The debate on whether to pursue federally mandated health insurance exchanges continues in Idaho. The state has stood divided on the issue since Congress passed the Affordable Care Act back in 2010. Opponents of the health care overhaul say that the changes to health care are unconstitutional and have resisted efforts to establish an insurance exchange in the state. Many have gone so far as to reject monetary aid from the government for the initiative. Governor C.L. Otter, backed by several lawmakers, now says that time is growing short and that the state would be “shortsighted” if it did not accept federal aid that would help set up the exchange.

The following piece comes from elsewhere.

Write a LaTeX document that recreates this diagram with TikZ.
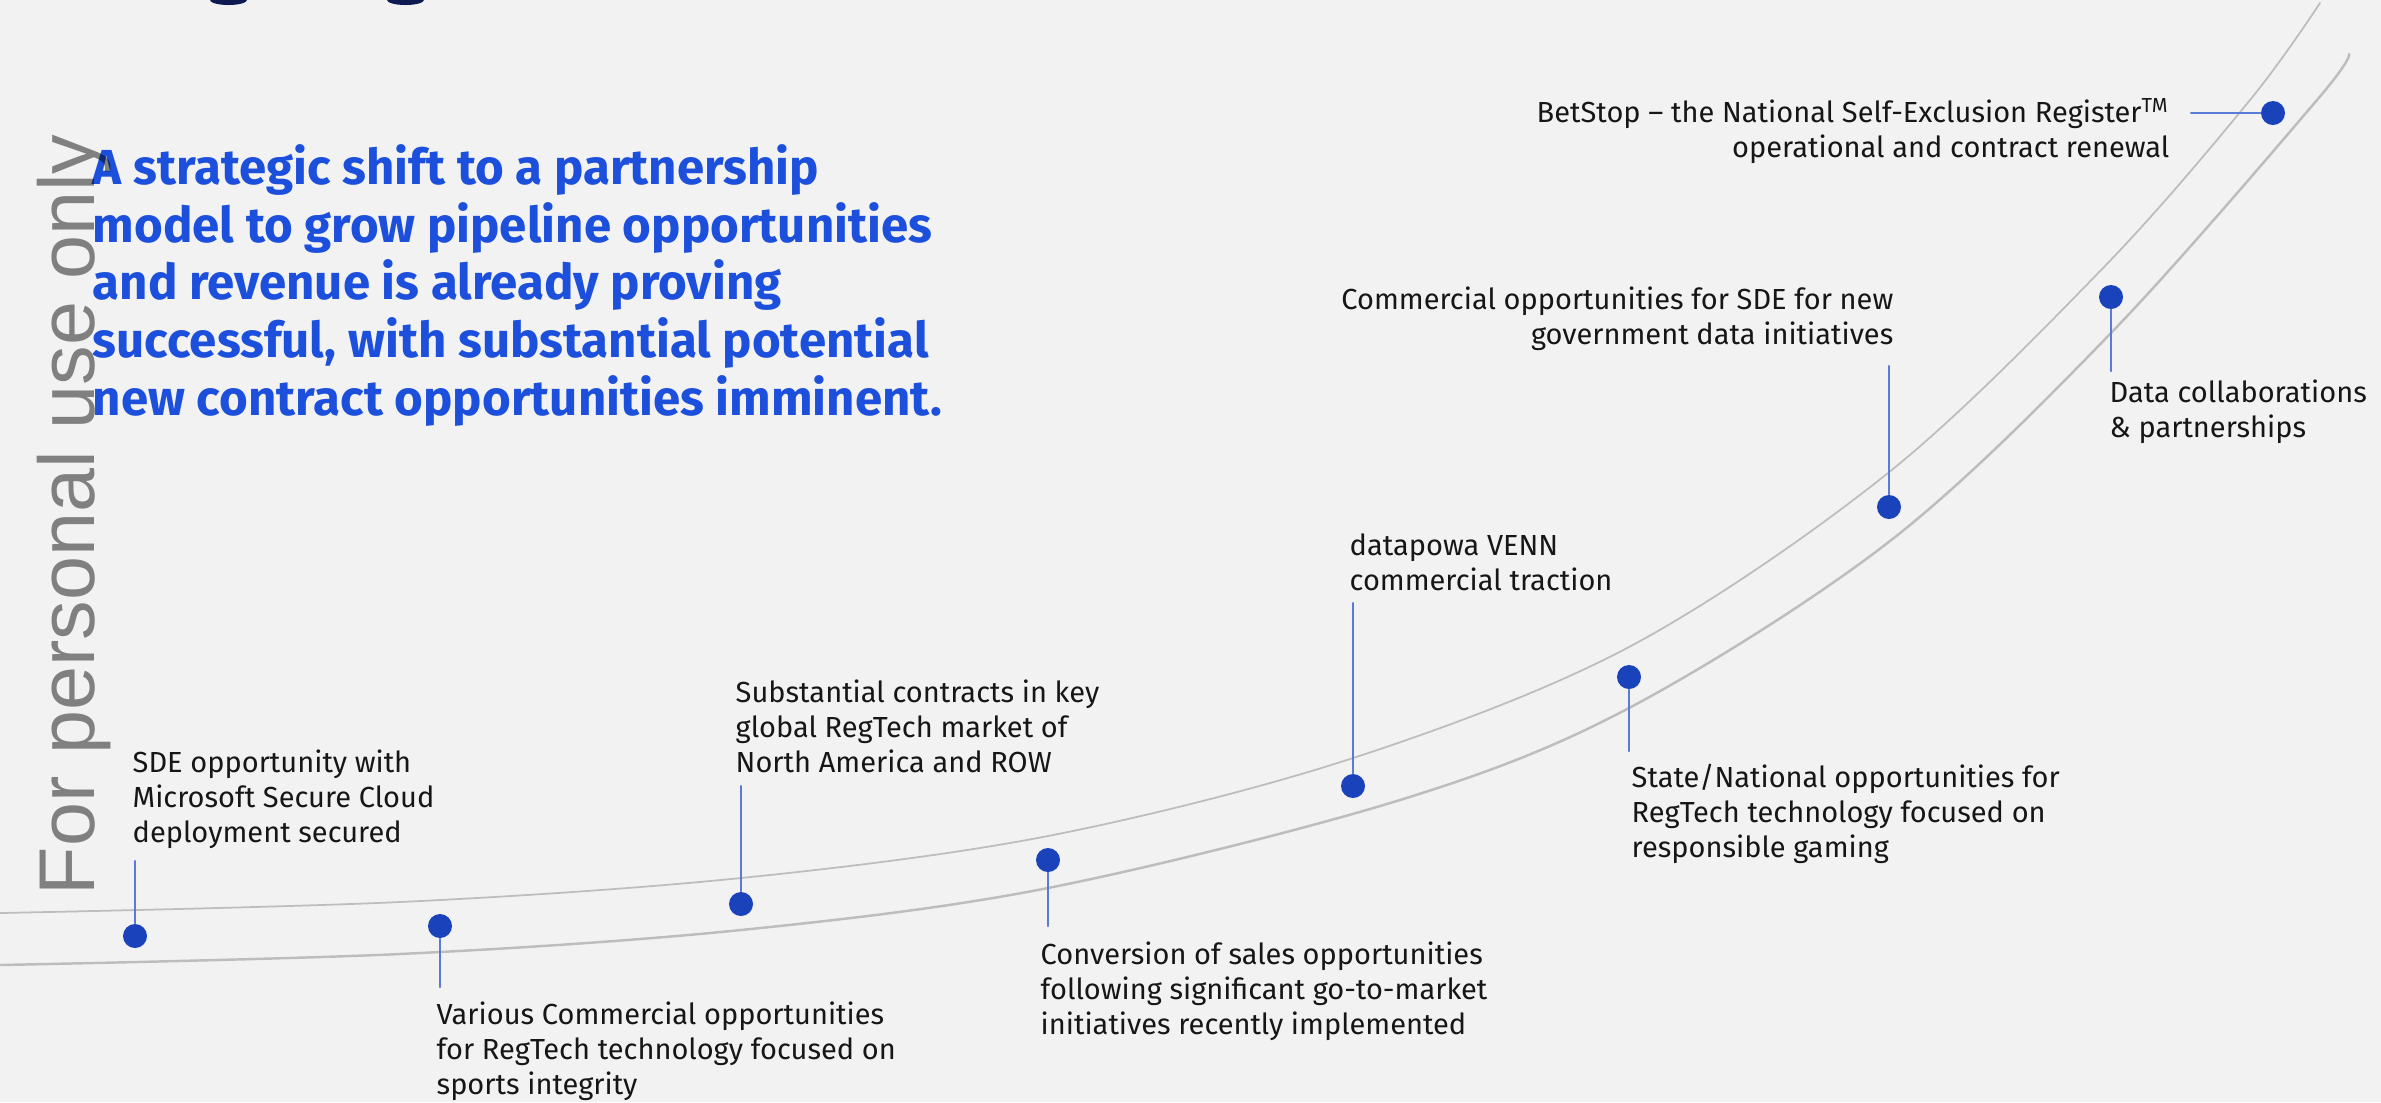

A $40 million federal grant now stands on Idaho’s doorstep. The state has until September 30 to apply this money to the establishment of an exchange. If the state fails to meet the deadline, the government will take back the money and leave the state without any aid. This would make it virtually impossible for the state to build an exchange, given its limited budget.
According to Idaho’s Spokesman-Review, the state’s Insurance Commissioner, Bill Deal, spoke with an interim health care committee on Monday, in which he raised concerns regarding health insurance exchanges. The major issue, he says, is that some 2,500 independent insurance agents could lose their jobs as the result of the exchange taking hold in the state.
Deal’s sentiments are opposed by state legislators, who say that the exchange will not hurt any aspect of the insurance industry. Instead, they believe the industry will benefit from the exchange due to increased competition and more opportunity.